## Begin

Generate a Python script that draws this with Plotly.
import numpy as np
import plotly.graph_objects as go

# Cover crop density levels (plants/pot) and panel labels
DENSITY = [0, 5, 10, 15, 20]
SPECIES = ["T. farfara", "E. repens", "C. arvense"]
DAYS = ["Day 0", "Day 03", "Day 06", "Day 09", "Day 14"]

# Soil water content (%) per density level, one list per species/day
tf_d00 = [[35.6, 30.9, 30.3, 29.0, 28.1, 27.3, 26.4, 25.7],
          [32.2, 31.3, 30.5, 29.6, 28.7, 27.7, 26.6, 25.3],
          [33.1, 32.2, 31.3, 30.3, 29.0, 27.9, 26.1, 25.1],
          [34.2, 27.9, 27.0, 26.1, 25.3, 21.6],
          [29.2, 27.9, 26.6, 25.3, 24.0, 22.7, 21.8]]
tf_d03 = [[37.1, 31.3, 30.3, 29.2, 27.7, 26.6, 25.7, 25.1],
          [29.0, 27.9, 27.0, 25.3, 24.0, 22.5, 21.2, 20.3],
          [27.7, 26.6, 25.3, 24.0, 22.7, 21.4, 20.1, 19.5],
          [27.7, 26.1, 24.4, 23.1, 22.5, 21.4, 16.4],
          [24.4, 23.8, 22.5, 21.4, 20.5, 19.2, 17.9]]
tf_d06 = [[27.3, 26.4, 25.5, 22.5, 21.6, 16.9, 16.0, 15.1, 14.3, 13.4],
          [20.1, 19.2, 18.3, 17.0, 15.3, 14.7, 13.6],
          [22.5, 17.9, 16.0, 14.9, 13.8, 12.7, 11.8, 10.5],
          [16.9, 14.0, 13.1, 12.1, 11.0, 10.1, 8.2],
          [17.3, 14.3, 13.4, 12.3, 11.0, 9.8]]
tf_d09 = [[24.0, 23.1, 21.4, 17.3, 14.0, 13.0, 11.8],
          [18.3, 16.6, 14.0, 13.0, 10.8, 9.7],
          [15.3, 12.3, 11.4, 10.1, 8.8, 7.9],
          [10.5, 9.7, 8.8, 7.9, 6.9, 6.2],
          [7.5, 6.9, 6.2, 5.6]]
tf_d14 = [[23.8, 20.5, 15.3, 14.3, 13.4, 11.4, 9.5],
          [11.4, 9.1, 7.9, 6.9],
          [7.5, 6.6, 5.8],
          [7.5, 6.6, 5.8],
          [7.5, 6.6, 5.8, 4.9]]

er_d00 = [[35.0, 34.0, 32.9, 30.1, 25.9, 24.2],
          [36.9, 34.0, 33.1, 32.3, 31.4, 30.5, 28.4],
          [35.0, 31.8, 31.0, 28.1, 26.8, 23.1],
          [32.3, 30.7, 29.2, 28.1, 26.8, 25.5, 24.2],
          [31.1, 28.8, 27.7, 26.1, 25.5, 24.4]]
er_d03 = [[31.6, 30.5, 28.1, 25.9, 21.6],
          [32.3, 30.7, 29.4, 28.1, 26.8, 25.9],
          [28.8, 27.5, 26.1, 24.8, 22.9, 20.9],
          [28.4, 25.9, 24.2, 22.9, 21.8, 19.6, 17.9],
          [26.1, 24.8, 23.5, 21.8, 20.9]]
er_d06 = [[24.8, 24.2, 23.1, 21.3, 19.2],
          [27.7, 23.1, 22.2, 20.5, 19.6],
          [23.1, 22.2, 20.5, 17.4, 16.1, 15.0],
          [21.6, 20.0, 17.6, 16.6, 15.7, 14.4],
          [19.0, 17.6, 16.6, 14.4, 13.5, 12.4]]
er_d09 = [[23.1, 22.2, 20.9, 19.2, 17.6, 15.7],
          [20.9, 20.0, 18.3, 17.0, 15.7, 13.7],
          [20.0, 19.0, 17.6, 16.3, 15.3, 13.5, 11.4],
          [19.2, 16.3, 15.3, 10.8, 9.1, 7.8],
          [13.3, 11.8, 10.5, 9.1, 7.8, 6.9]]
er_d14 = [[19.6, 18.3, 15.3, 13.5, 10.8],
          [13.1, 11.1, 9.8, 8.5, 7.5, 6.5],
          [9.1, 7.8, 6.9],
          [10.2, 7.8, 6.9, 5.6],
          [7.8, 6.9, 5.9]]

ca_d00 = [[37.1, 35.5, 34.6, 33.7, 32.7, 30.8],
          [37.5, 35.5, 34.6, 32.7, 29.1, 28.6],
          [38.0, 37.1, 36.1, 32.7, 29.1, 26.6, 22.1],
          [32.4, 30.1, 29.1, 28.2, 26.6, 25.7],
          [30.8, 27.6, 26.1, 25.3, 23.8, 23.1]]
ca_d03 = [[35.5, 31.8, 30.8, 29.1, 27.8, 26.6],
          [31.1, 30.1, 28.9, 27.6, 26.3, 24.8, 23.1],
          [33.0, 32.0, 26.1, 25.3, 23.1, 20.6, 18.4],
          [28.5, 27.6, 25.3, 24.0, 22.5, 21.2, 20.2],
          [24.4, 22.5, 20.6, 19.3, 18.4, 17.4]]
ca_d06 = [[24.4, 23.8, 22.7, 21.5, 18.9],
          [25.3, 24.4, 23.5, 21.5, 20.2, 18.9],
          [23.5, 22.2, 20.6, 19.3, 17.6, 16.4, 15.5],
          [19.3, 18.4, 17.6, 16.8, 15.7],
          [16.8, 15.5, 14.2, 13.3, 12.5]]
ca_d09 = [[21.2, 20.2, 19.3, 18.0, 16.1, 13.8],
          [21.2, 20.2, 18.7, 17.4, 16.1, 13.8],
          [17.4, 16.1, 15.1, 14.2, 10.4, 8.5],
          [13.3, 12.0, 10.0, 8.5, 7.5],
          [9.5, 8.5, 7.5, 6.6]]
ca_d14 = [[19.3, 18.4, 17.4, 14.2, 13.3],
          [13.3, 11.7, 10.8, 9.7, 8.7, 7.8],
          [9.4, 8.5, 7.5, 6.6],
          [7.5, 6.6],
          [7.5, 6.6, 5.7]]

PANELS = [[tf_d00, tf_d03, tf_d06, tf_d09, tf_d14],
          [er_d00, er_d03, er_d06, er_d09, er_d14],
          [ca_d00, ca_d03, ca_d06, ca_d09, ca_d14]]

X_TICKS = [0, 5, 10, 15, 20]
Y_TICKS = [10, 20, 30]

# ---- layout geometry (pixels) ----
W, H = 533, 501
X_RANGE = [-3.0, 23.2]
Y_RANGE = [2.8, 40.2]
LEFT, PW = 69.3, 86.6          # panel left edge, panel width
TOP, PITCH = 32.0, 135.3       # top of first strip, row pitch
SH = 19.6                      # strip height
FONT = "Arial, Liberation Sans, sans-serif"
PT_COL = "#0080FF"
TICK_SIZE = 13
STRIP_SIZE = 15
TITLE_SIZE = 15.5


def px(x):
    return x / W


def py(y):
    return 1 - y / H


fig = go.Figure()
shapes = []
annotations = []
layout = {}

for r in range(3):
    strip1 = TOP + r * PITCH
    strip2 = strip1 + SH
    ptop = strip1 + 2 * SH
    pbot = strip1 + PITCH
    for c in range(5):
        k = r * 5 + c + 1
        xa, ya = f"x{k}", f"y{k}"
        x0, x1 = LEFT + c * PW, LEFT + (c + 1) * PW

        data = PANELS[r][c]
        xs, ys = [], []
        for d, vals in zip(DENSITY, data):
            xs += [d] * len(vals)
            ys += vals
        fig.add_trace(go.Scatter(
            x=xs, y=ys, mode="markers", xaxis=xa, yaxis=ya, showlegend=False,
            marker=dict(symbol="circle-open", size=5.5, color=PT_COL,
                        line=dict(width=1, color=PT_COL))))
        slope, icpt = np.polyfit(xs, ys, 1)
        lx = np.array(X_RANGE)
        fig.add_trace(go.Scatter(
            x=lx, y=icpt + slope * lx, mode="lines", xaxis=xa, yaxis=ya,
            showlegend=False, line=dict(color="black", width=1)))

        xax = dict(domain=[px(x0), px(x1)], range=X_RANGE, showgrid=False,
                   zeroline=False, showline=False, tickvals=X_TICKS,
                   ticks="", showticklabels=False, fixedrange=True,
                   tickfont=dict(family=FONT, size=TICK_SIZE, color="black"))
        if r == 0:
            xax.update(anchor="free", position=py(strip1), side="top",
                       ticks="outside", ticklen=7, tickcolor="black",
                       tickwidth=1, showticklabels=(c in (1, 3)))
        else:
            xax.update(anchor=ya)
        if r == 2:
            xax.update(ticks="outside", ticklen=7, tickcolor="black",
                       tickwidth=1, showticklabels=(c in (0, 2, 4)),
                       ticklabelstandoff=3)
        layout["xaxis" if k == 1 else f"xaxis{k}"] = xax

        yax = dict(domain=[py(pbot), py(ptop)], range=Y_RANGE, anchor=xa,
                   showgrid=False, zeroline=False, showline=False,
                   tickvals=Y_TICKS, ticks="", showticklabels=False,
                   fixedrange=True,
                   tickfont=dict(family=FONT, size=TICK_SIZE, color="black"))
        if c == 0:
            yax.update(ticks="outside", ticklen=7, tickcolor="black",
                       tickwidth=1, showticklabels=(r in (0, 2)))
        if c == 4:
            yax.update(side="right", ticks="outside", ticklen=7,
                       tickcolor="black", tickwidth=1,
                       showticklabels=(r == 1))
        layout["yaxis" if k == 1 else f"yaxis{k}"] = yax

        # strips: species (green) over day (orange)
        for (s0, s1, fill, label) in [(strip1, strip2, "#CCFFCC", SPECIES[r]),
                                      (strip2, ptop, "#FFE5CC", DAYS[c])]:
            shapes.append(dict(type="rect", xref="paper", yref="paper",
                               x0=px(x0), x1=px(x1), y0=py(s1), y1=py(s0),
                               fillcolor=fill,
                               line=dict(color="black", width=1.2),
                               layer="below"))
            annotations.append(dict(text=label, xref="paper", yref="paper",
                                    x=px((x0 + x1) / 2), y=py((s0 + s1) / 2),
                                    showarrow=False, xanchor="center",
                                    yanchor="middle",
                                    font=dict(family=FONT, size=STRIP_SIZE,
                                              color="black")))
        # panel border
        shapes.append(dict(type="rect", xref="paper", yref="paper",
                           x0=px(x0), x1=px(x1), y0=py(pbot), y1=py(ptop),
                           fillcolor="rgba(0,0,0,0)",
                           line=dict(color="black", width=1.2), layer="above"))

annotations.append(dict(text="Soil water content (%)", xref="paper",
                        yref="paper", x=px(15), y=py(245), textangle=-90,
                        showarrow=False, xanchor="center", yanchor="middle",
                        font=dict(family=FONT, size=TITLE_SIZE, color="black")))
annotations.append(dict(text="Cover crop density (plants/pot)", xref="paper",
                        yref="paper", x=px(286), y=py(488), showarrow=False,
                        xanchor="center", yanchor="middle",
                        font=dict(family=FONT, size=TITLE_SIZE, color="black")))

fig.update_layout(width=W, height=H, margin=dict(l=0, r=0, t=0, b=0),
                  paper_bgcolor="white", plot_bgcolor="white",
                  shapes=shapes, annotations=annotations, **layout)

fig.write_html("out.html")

## End
## Begin

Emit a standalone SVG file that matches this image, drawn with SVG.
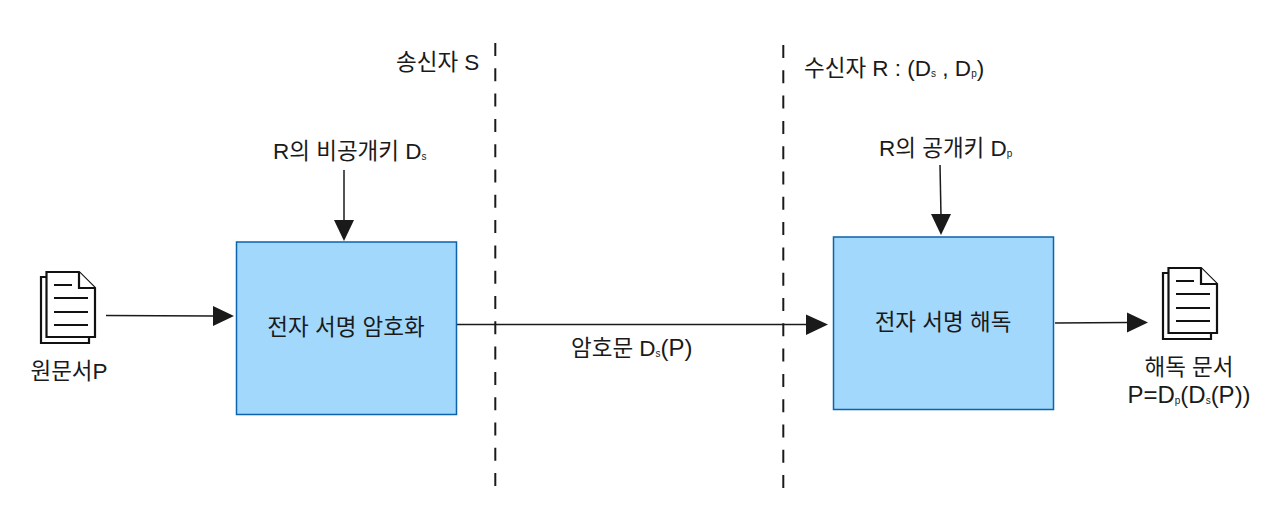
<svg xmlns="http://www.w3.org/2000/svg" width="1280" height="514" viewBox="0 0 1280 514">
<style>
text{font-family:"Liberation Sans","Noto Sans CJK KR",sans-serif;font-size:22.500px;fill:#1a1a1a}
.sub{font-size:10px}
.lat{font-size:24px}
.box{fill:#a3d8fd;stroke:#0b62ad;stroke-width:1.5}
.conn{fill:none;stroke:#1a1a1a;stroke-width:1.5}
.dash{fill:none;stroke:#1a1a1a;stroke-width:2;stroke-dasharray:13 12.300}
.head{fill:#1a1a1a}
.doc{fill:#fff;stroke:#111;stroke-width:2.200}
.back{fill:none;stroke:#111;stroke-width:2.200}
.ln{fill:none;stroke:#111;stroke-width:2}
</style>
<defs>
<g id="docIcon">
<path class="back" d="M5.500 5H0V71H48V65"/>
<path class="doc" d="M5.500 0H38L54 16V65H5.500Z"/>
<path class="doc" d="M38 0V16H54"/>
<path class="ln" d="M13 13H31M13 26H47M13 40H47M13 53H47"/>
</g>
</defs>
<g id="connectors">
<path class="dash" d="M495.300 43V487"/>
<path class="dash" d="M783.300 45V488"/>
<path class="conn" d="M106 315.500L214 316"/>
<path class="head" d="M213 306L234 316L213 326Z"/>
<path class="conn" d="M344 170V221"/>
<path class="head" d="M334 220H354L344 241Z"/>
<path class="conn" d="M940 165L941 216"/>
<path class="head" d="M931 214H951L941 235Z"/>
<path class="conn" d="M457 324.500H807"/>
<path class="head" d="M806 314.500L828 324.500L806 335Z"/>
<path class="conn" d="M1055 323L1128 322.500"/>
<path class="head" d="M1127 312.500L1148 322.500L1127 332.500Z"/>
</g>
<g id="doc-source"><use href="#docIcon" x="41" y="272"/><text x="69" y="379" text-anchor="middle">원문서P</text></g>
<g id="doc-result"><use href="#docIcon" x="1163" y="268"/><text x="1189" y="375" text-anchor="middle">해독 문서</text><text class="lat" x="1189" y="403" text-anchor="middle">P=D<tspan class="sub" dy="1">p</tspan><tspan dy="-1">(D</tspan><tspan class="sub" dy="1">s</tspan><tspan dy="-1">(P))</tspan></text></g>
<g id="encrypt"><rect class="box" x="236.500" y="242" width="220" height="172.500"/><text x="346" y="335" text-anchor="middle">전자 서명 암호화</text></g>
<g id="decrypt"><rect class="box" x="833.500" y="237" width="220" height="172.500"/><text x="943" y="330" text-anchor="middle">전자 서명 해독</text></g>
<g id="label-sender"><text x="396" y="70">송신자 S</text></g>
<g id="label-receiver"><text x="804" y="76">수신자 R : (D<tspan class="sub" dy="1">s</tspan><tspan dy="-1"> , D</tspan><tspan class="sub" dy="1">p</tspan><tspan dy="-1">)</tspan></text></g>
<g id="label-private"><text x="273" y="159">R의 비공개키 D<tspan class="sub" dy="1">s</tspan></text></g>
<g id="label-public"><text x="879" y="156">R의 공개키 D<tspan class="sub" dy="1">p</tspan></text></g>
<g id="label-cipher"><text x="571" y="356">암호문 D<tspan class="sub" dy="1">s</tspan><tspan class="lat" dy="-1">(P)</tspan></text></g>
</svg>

## End

→ Work required
Everything from the line with "Generate a Python" through the line with "[7.5, 6.6, 5.8, 4.9]]" is to be output exactly; leave out all other lines.

→ Task output
Generate a Python script that draws this with Plotly.
import numpy as np
import plotly.graph_objects as go

# Cover crop density levels (plants/pot) and panel labels
DENSITY = [0, 5, 10, 15, 20]
SPECIES = ["T. farfara", "E. repens", "C. arvense"]
DAYS = ["Day 0", "Day 03", "Day 06", "Day 09", "Day 14"]

# Soil water content (%) per density level, one list per species/day
tf_d00 = [[35.6, 30.9, 30.3, 29.0, 28.1, 27.3, 26.4, 25.7],
          [32.2, 31.3, 30.5, 29.6, 28.7, 27.7, 26.6, 25.3],
          [33.1, 32.2, 31.3, 30.3, 29.0, 27.9, 26.1, 25.1],
          [34.2, 27.9, 27.0, 26.1, 25.3, 21.6],
          [29.2, 27.9, 26.6, 25.3, 24.0, 22.7, 21.8]]
tf_d03 = [[37.1, 31.3, 30.3, 29.2, 27.7, 26.6, 25.7, 25.1],
          [29.0, 27.9, 27.0, 25.3, 24.0, 22.5, 21.2, 20.3],
          [27.7, 26.6, 25.3, 24.0, 22.7, 21.4, 20.1, 19.5],
          [27.7, 26.1, 24.4, 23.1, 22.5, 21.4, 16.4],
          [24.4, 23.8, 22.5, 21.4, 20.5, 19.2, 17.9]]
tf_d06 = [[27.3, 26.4, 25.5, 22.5, 21.6, 16.9, 16.0, 15.1, 14.3, 13.4],
          [20.1, 19.2, 18.3, 17.0, 15.3, 14.7, 13.6],
          [22.5, 17.9, 16.0, 14.9, 13.8, 12.7, 11.8, 10.5],
          [16.9, 14.0, 13.1, 12.1, 11.0, 10.1, 8.2],
          [17.3, 14.3, 13.4, 12.3, 11.0, 9.8]]
tf_d09 = [[24.0, 23.1, 21.4, 17.3, 14.0, 13.0, 11.8],
          [18.3, 16.6, 14.0, 13.0, 10.8, 9.7],
          [15.3, 12.3, 11.4, 10.1, 8.8, 7.9],
          [10.5, 9.7, 8.8, 7.9, 6.9, 6.2],
          [7.5, 6.9, 6.2, 5.6]]
tf_d14 = [[23.8, 20.5, 15.3, 14.3, 13.4, 11.4, 9.5],
          [11.4, 9.1, 7.9, 6.9],
          [7.5, 6.6, 5.8],
          [7.5, 6.6, 5.8],
          [7.5, 6.6, 5.8, 4.9]]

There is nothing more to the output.